Leonid Khankevich (Леанід Ханкевіч; Леонид Ханкевич; born 21 August 1995) is a Belarusian footballer who plays as a forward.

== Club career ==

=== Early career ===
Khankevich began his career with his native club in the country's second-tier league, Smolevichi. After four seasons with Smolevichi, he signed with division rival Luch Minsk in 2017. In his debut season in Minsk, he helped the club secure promotion to the premier league by winning the league title. He would finish second in the league's scoring charts with 15 goals.

=== Belarus ===
Despite helping Luch in securing a promotion, he would spend the first half of the 2018 season with Belshina Bobruisk on a loan spell. Following his brief stint with Belshina, he made his premier league debut with his former club Luch for the remainder of the 2018 season. In his debut season in the country's top-tier league, he appeared in 10 matches and scored 1 goal.

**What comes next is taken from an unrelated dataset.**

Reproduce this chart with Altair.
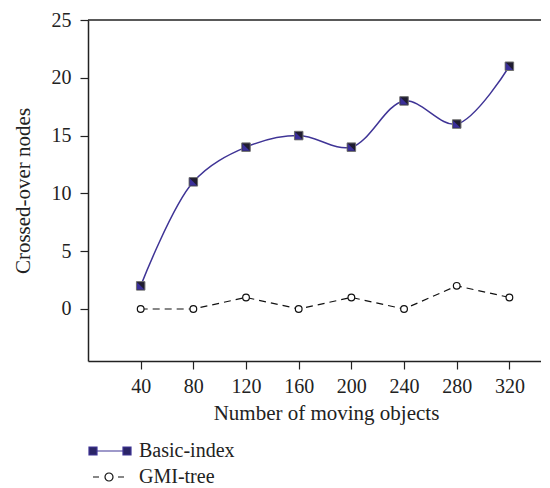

In 2019, he signed with league rival Dnyapro Mogilev. His tenure with Mogilev was short-lived as he would conclude the season with Gorodeya. After the conclusion of the season, he left Gorodeya. He returned to his former club Smolevichi for the 2020 season. His final season in the Belarusian first division was with Smorgon in 2021. Midway through the season he left Smorgon and returned to the second division to play with Volna Pinsk.

=== Poland ===
Khankevich was signed by Włocłavia Włocławek in the Polish IV liga in the winter of 2022. After a season in Włocławek, he played with Kujawiak Kowal in the Liga okręgowa.

=== Canada ===
In the summer of 2023, he secured another deal abroad in the Canadian Soccer League with Dynamo Toronto. He would assist the club in finishing fourth in the standings.